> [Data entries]
— Begin —

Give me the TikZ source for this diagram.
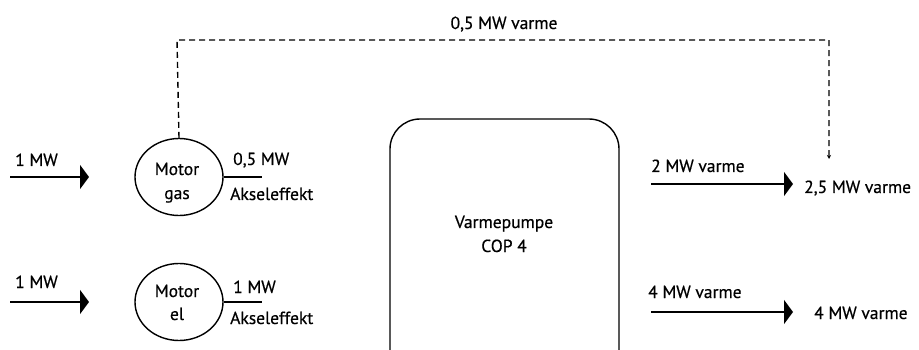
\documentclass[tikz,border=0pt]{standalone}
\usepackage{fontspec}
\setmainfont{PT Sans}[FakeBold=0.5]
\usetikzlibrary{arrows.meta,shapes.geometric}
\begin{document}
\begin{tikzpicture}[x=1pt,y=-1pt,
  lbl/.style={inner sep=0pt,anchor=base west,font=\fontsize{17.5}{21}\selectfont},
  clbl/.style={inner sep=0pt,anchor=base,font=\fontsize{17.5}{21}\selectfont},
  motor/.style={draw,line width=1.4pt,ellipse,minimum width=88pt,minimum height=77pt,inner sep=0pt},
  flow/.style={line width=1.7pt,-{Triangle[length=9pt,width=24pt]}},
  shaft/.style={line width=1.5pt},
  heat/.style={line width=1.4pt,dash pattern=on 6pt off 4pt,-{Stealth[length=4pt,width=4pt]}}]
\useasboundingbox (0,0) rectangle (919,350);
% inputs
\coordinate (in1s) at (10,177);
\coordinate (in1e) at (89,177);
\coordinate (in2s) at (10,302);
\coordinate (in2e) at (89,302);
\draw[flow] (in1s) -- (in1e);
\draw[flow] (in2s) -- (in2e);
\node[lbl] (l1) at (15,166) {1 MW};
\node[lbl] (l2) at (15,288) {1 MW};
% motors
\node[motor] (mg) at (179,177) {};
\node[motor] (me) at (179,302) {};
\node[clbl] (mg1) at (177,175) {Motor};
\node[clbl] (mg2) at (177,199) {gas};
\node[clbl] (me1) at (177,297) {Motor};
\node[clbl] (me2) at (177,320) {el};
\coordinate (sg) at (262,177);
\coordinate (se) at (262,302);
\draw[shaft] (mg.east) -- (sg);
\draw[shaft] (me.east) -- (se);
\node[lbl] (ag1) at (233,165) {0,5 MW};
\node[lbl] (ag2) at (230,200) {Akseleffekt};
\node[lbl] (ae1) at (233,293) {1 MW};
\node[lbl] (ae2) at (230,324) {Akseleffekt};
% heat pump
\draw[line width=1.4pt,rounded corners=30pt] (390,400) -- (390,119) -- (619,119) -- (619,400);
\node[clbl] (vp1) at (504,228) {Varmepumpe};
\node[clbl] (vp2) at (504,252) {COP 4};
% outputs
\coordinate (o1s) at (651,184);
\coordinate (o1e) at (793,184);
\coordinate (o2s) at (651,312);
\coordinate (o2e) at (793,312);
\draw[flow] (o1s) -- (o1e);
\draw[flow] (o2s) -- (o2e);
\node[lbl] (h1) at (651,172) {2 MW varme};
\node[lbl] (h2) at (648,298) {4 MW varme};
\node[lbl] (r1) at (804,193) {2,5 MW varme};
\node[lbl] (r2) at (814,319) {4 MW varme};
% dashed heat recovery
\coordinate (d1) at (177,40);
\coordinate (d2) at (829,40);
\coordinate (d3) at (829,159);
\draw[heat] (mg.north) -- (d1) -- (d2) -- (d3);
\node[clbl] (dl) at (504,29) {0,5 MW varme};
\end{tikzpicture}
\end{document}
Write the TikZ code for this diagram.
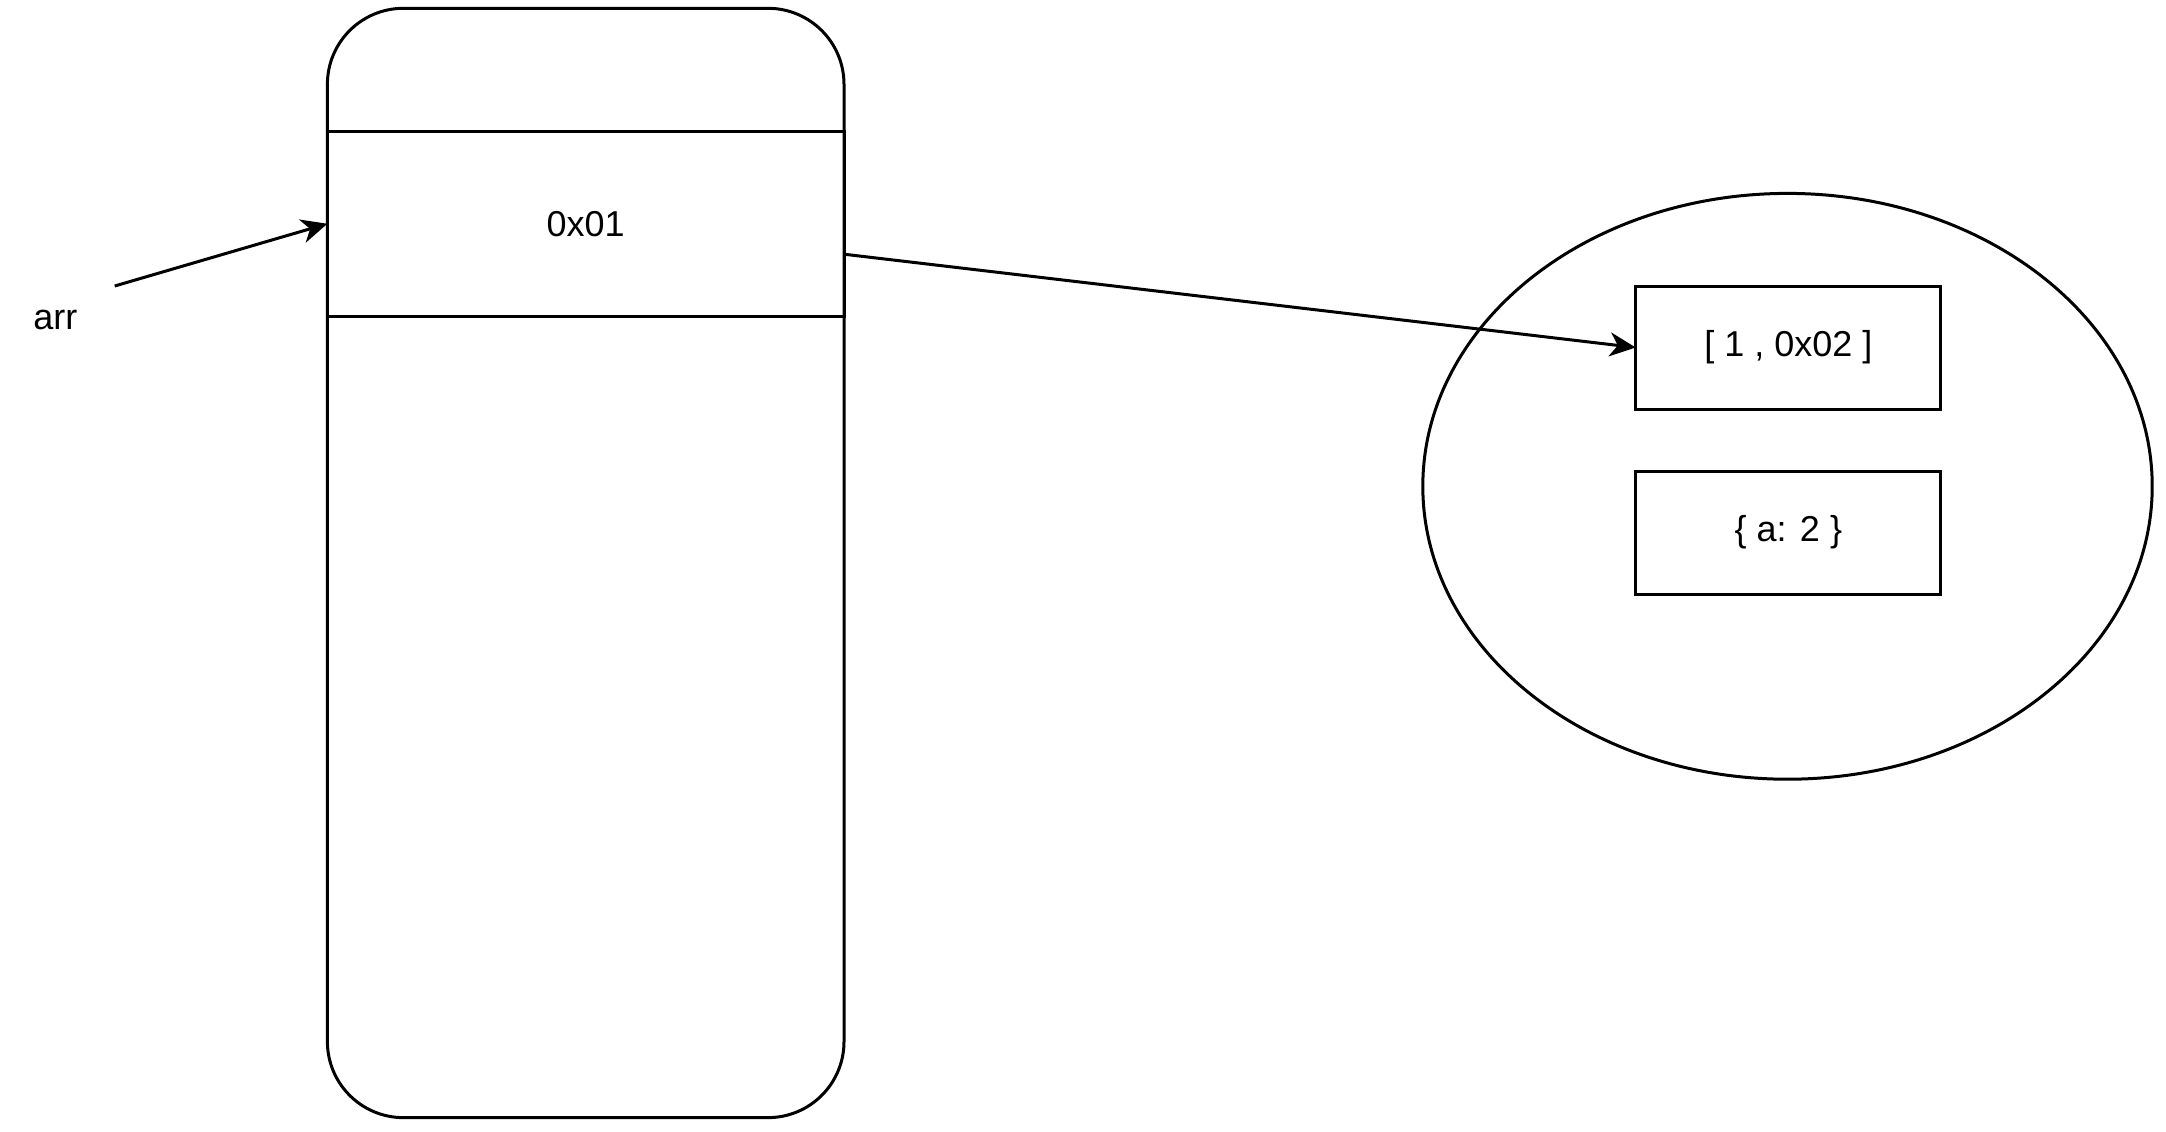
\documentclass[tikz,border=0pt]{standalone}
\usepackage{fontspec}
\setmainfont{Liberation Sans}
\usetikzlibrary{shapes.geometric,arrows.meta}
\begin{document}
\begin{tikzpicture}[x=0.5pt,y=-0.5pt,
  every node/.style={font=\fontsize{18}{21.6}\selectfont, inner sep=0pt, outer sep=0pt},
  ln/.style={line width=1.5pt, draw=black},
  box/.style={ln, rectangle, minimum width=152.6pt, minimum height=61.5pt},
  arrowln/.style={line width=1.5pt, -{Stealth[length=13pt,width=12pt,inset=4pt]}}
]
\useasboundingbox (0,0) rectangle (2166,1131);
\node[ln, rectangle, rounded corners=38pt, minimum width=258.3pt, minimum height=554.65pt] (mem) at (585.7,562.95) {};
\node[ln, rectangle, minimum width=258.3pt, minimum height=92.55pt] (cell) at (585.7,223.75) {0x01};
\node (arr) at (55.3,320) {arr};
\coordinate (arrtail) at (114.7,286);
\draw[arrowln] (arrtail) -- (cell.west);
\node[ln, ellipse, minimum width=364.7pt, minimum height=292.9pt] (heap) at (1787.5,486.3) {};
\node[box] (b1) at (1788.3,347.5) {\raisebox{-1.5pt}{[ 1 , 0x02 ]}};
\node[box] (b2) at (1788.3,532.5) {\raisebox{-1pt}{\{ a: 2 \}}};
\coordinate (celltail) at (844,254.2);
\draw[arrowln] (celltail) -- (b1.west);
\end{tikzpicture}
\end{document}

— End —

Go through the listing above and quote it exactly, apart from its images.

> [Reply]
Give me the TikZ source for this diagram.
\documentclass[tikz,border=0pt]{standalone}
\usepackage{fontspec}
\setmainfont{PT Sans}[FakeBold=0.5]
\usetikzlibrary{arrows.meta,shapes.geometric}
\begin{document}
\begin{tikzpicture}[x=1pt,y=-1pt,
  lbl/.style={inner sep=0pt,anchor=base west,font=\fontsize{17.5}{21}\selectfont},
  clbl/.style={inner sep=0pt,anchor=base,font=\fontsize{17.5}{21}\selectfont},
  motor/.style={draw,line width=1.4pt,ellipse,minimum width=88pt,minimum height=77pt,inner sep=0pt},
  flow/.style={line width=1.7pt,-{Triangle[length=9pt,width=24pt]}},
  shaft/.style={line width=1.5pt},
  heat/.style={line width=1.4pt,dash pattern=on 6pt off 4pt,-{Stealth[length=4pt,width=4pt]}}]
\useasboundingbox (0,0) rectangle (919,350);
% inputs
\coordinate (in1s) at (10,177);
\coordinate (in1e) at (89,177);
\coordinate (in2s) at (10,302);
\coordinate (in2e) at (89,302);
\draw[flow] (in1s) -- (in1e);
\draw[flow] (in2s) -- (in2e);
\node[lbl] (l1) at (15,166) {1 MW};
\node[lbl] (l2) at (15,288) {1 MW};
% motors
\node[motor] (mg) at (179,177) {};
\node[motor] (me) at (179,302) {};
\node[clbl] (mg1) at (177,175) {Motor};
\node[clbl] (mg2) at (177,199) {gas};
\node[clbl] (me1) at (177,297) {Motor};
\node[clbl] (me2) at (177,320) {el};
\coordinate (sg) at (262,177);
\coordinate (se) at (262,302);
\draw[shaft] (mg.east) -- (sg);
\draw[shaft] (me.east) -- (se);
\node[lbl] (ag1) at (233,165) {0,5 MW};
\node[lbl] (ag2) at (230,200) {Akseleffekt};
\node[lbl] (ae1) at (233,293) {1 MW};
\node[lbl] (ae2) at (230,324) {Akseleffekt};
% heat pump
\draw[line width=1.4pt,rounded corners=30pt] (390,400) -- (390,119) -- (619,119) -- (619,400);
\node[clbl] (vp1) at (504,228) {Varmepumpe};
\node[clbl] (vp2) at (504,252) {COP 4};
% outputs
\coordinate (o1s) at (651,184);
\coordinate (o1e) at (793,184);
\coordinate (o2s) at (651,312);
\coordinate (o2e) at (793,312);
\draw[flow] (o1s) -- (o1e);
\draw[flow] (o2s) -- (o2e);
\node[lbl] (h1) at (651,172) {2 MW varme};
\node[lbl] (h2) at (648,298) {4 MW varme};
\node[lbl] (r1) at (804,193) {2,5 MW varme};
\node[lbl] (r2) at (814,319) {4 MW varme};
% dashed heat recovery
\coordinate (d1) at (177,40);
\coordinate (d2) at (829,40);
\coordinate (d3) at (829,159);
\draw[heat] (mg.north) -- (d1) -- (d2) -- (d3);
\node[clbl] (dl) at (504,29) {0,5 MW varme};
\end{tikzpicture}
\end{document}
Write the TikZ code for this diagram.
\documentclass[tikz,border=0pt]{standalone}
\usepackage{fontspec}
\setmainfont{Liberation Sans}
\usetikzlibrary{shapes.geometric,arrows.meta}
\begin{document}
\begin{tikzpicture}[x=0.5pt,y=-0.5pt,
  every node/.style={font=\fontsize{18}{21.6}\selectfont, inner sep=0pt, outer sep=0pt},
  ln/.style={line width=1.5pt, draw=black},
  box/.style={ln, rectangle, minimum width=152.6pt, minimum height=61.5pt},
  arrowln/.style={line width=1.5pt, -{Stealth[length=13pt,width=12pt,inset=4pt]}}
]
\useasboundingbox (0,0) rectangle (2166,1131);
\node[ln, rectangle, rounded corners=38pt, minimum width=258.3pt, minimum height=554.65pt] (mem) at (585.7,562.95) {};
\node[ln, rectangle, minimum width=258.3pt, minimum height=92.55pt] (cell) at (585.7,223.75) {0x01};
\node (arr) at (55.3,320) {arr};
\coordinate (arrtail) at (114.7,286);
\draw[arrowln] (arrtail) -- (cell.west);
\node[ln, ellipse, minimum width=364.7pt, minimum height=292.9pt] (heap) at (1787.5,486.3) {};
\node[box] (b1) at (1788.3,347.5) {\raisebox{-1.5pt}{[ 1 , 0x02 ]}};
\node[box] (b2) at (1788.3,532.5) {\raisebox{-1pt}{\{ a: 2 \}}};
\coordinate (celltail) at (844,254.2);
\draw[arrowln] (celltail) -- (b1.west);
\end{tikzpicture}
\end{document}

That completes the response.